Di tengah usaha mempertemukan dialog antar agama, buku ini tentu saja sangat mendukung dijadikan sebagai pegangan, apalagi gagasan-gagasan dalam buku ini didukung secara ilmiah dan dapat dipertanggungjawabkan. Tidak tangung-tangung, buku yang juga diperkaya oleh tulisan Kamarudin Hidayat-Rektor Universitas Islam Negeri (UIN) Syarif Hidayatullah Jakarta dalam tulisan pembuka, merupakan salah satu bentuk apresiasi atas kapabilitas penulis dalam menyelesaikan karya ilmiah ini.

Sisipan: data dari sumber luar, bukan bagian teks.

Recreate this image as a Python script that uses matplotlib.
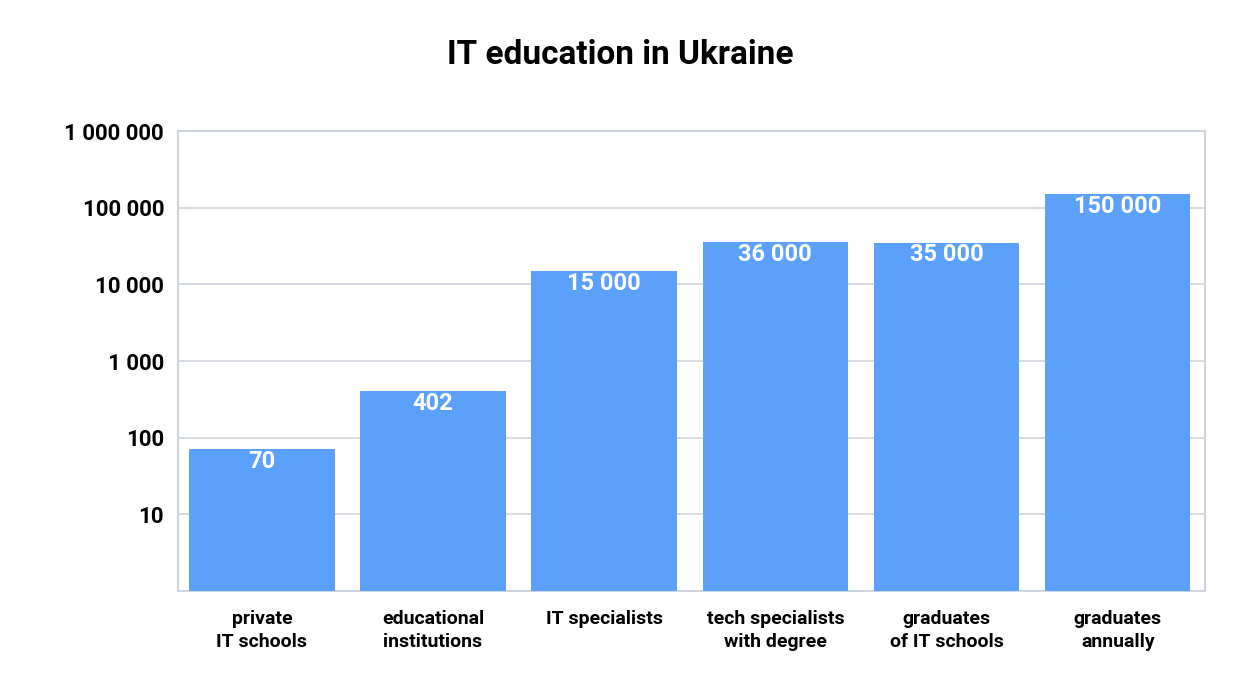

Dalam konteks Indonesia yang majemuk, penulis beranggapan, pandangan-pandangan keagamaan yang toleran dan inklusif perlu terus diupayakan dan disosialisasikan. Apalagi mayoritas Muslim Indonesia dengan nilai-nilai ketimuran yang dikenal santun dan toleran merupakan modal sosial yang baik. Ibarat benih yang unggul, tinggal terus disirami dan diberi pupuk yang memadai.